__RECORDED DATA__.
Start

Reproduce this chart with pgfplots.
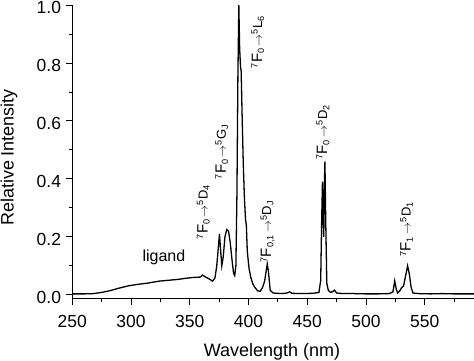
\documentclass[border=0pt]{standalone}
\usepackage{pgfplots}
\pgfplotsset{compat=1.18}
\usepackage{fontspec}
\setmainfont{Liberation Sans}
\newcommand{\tr}[4]{\textsuperscript{#1}{\fontsize{15}{15}\selectfont F}\textsubscript{#2}\,$\rightarrow$\textsuperscript{#3}#4}
\begin{document}
\begin{tikzpicture}
\begin{axis}[
  scale only axis, width=402pt, height=294pt,
  xmin=250, xmax=592, ymin=-0.014, ymax=1.0,
  axis lines*=left,
  axis line style={line width=0.9pt},
  tick align=outside,
  xtick={250,300,...,550}, minor xtick={275,325,...,575},
  ytick={0,0.2,...,1.0}, minor ytick={0.1,0.3,...,0.9},
  major tick length=6pt, minor tick length=3.5pt,
  tick style={line width=0.8pt, black},
  yticklabel style={/pgf/number format/fixed,/pgf/number format/fixed zerofill,/pgf/number format/precision=1, anchor=east, inner sep=0pt, xshift=-5pt, yshift=-2.5pt},
  xticklabel style={anchor=north, inner sep=0pt, yshift=-10pt},
  /pgf/number format/assume math mode=true,
  ticklabel style={font=\fontsize{17.5}{17.5}\selectfont},
  label style={font=\fontsize{18}{18}\selectfont, inner sep=0pt},
  xlabel={Wavelength (nm)}, ylabel={Relative Intensity},
  xlabel style={at={(axis description cs:0.497,-0.150)}, anchor=north},
  ylabel style={at={(axis description cs:-0.179,0.481)}, anchor=north},
  clip=false,
]
\addplot[black, line width=1.3pt] coordinates {
(250,0.003)(260,0.003)(268,0.004)(275,0.008)(282,0.014)(290,0.023)(298,0.031)(306,0.036)(314,0.040)(324,0.047)(332,0.050)(340,0.053)(347,0.057)(354,0.060)(359,0.061)(361,0.068)(363,0.062)(366,0.056)(369.5,0.047)(371.5,0.058)(373,0.10)(374.5,0.17)(375.3,0.21)(376.2,0.16)(377.3,0.10)(378.5,0.13)(380,0.20)(381.5,0.225)(383,0.22)(384.5,0.18)(386,0.12)(387.3,0.075)(388.3,0.066)(389.3,0.10)(390.2,0.35)(391,0.75)(391.8,1.0)(392.5,0.85)(393.2,0.79)(393.8,0.77)(394.6,0.62)(395.6,0.45)(396.6,0.33)(397.5,0.26)(398.2,0.24)(399,0.15)(400.5,0.09)(402,0.06)(403.7,0.038)(405.5,0.025)(408,0.013)(410,0.012)(412,0.025)(413.7,0.046)(415,0.08)(416,0.106)(417,0.08)(418.5,0.015)(421,0.006)(428,0.004)(433,0.006)(435,0.010)(437,0.005)(445,0.004)(455,0.005)(460,0.008)(461.5,0.05)(462.3,0.25)(463,0.39)(463.6,0.25)(464.1,0.20)(464.6,0.38)(465.1,0.46)(465.8,0.25)(466.7,0.04)(468,0.015)(470,0.008)(472,0.012)(473.3,0.016)(475,0.006)(480,0.004)(490,0.004)(500,0.003)(510,0.003)(520,0.004)(523,0.010)(524.5,0.048)(525.8,0.02)(527,0.006)(528.5,0.012)(530.5,0.025)(532,0.03)(534,0.07)(535.5,0.10)(537,0.07)(538.5,0.025)(540,0.006)(545,0.004)(555,0.003)(565,0.004)(575,0.003)(585,0.003)(592,0.003)
};
\tikzset{tlab/.style={rotate=90, anchor=west, inner sep=0pt, font=\fontsize{13}{13}\selectfont}}
\node[tlab] at (axis cs:361.6,0.19) {\tr{7}{0}{5}{D\textsubscript{4}}};
\node[tlab] at (axis cs:377.3,0.397) {\tr{7}{0}{5}{G\textsubscript{J}}};
\node[tlab] at (axis cs:408,0.78) {\tr{7}{0}{5}{L\textsubscript{6}}};
\node[tlab] at (axis cs:416.3,0.11) {\tr{7}{0,1}{5}{D\textsubscript{J}}};
\node[tlab] at (axis cs:463.4,0.465) {\tr{7}{0}{5}{D\textsubscript{2}}};
\node[tlab] at (axis cs:534.5,0.13) {\tr{7}{1}{5}{D\textsubscript{1}}};
\node[font=\fontsize{16}{16}\selectfont] at (axis cs:328,0.13) {ligand};
\end{axis}
\pgfresetboundingbox
\path ([shift={(-72.3pt,-62pt)}]current axis.south west) rectangle ([shift={(0pt,5pt)}]current axis.north east);
\end{tikzpicture}
\end{document}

End

__DIRECTIONS FOR THIS TASK__.
Return the material exactly as given, apart from the pictures.

__TASK ANSWER__.
Reproduce this chart with pgfplots.
\documentclass[border=0pt]{standalone}
\usepackage{pgfplots}
\pgfplotsset{compat=1.18}
\usepackage{fontspec}
\setmainfont{Liberation Sans}
\newcommand{\tr}[4]{\textsuperscript{#1}{\fontsize{15}{15}\selectfont F}\textsubscript{#2}\,$\rightarrow$\textsuperscript{#3}#4}
\begin{document}
\begin{tikzpicture}
\begin{axis}[
  scale only axis, width=402pt, height=294pt,
  xmin=250, xmax=592, ymin=-0.014, ymax=1.0,
  axis lines*=left,
  axis line style={line width=0.9pt},
  tick align=outside,
  xtick={250,300,...,550}, minor xtick={275,325,...,575},
  ytick={0,0.2,...,1.0}, minor ytick={0.1,0.3,...,0.9},
  major tick length=6pt, minor tick length=3.5pt,
  tick style={line width=0.8pt, black},
  yticklabel style={/pgf/number format/fixed,/pgf/number format/fixed zerofill,/pgf/number format/precision=1, anchor=east, inner sep=0pt, xshift=-5pt, yshift=-2.5pt},
  xticklabel style={anchor=north, inner sep=0pt, yshift=-10pt},
  /pgf/number format/assume math mode=true,
  ticklabel style={font=\fontsize{17.5}{17.5}\selectfont},
  label style={font=\fontsize{18}{18}\selectfont, inner sep=0pt},
  xlabel={Wavelength (nm)}, ylabel={Relative Intensity},
  xlabel style={at={(axis description cs:0.497,-0.150)}, anchor=north},
  ylabel style={at={(axis description cs:-0.179,0.481)}, anchor=north},
  clip=false,
]
\addplot[black, line width=1.3pt] coordinates {
(250,0.003)(260,0.003)(268,0.004)(275,0.008)(282,0.014)(290,0.023)(298,0.031)(306,0.036)(314,0.040)(324,0.047)(332,0.050)(340,0.053)(347,0.057)(354,0.060)(359,0.061)(361,0.068)(363,0.062)(366,0.056)(369.5,0.047)(371.5,0.058)(373,0.10)(374.5,0.17)(375.3,0.21)(376.2,0.16)(377.3,0.10)(378.5,0.13)(380,0.20)(381.5,0.225)(383,0.22)(384.5,0.18)(386,0.12)(387.3,0.075)(388.3,0.066)(389.3,0.10)(390.2,0.35)(391,0.75)(391.8,1.0)(392.5,0.85)(393.2,0.79)(393.8,0.77)(394.6,0.62)(395.6,0.45)(396.6,0.33)(397.5,0.26)(398.2,0.24)(399,0.15)(400.5,0.09)(402,0.06)(403.7,0.038)(405.5,0.025)(408,0.013)(410,0.012)(412,0.025)(413.7,0.046)(415,0.08)(416,0.106)(417,0.08)(418.5,0.015)(421,0.006)(428,0.004)(433,0.006)(435,0.010)(437,0.005)(445,0.004)(455,0.005)(460,0.008)(461.5,0.05)(462.3,0.25)(463,0.39)(463.6,0.25)(464.1,0.20)(464.6,0.38)(465.1,0.46)(465.8,0.25)(466.7,0.04)(468,0.015)(470,0.008)(472,0.012)(473.3,0.016)(475,0.006)(480,0.004)(490,0.004)(500,0.003)(510,0.003)(520,0.004)(523,0.010)(524.5,0.048)(525.8,0.02)(527,0.006)(528.5,0.012)(530.5,0.025)(532,0.03)(534,0.07)(535.5,0.10)(537,0.07)(538.5,0.025)(540,0.006)(545,0.004)(555,0.003)(565,0.004)(575,0.003)(585,0.003)(592,0.003)
};
\tikzset{tlab/.style={rotate=90, anchor=west, inner sep=0pt, font=\fontsize{13}{13}\selectfont}}
\node[tlab] at (axis cs:361.6,0.19) {\tr{7}{0}{5}{D\textsubscript{4}}};
\node[tlab] at (axis cs:377.3,0.397) {\tr{7}{0}{5}{G\textsubscript{J}}};
\node[tlab] at (axis cs:408,0.78) {\tr{7}{0}{5}{L\textsubscript{6}}};
\node[tlab] at (axis cs:416.3,0.11) {\tr{7}{0,1}{5}{D\textsubscript{J}}};
\node[tlab] at (axis cs:463.4,0.465) {\tr{7}{0}{5}{D\textsubscript{2}}};
\node[tlab] at (axis cs:534.5,0.13) {\tr{7}{1}{5}{D\textsubscript{1}}};
\node[font=\fontsize{16}{16}\selectfont] at (axis cs:328,0.13) {ligand};
\end{axis}
\pgfresetboundingbox
\path ([shift={(-72.3pt,-62pt)}]current axis.south west) rectangle ([shift={(0pt,5pt)}]current axis.north east);
\end{tikzpicture}
\end{document}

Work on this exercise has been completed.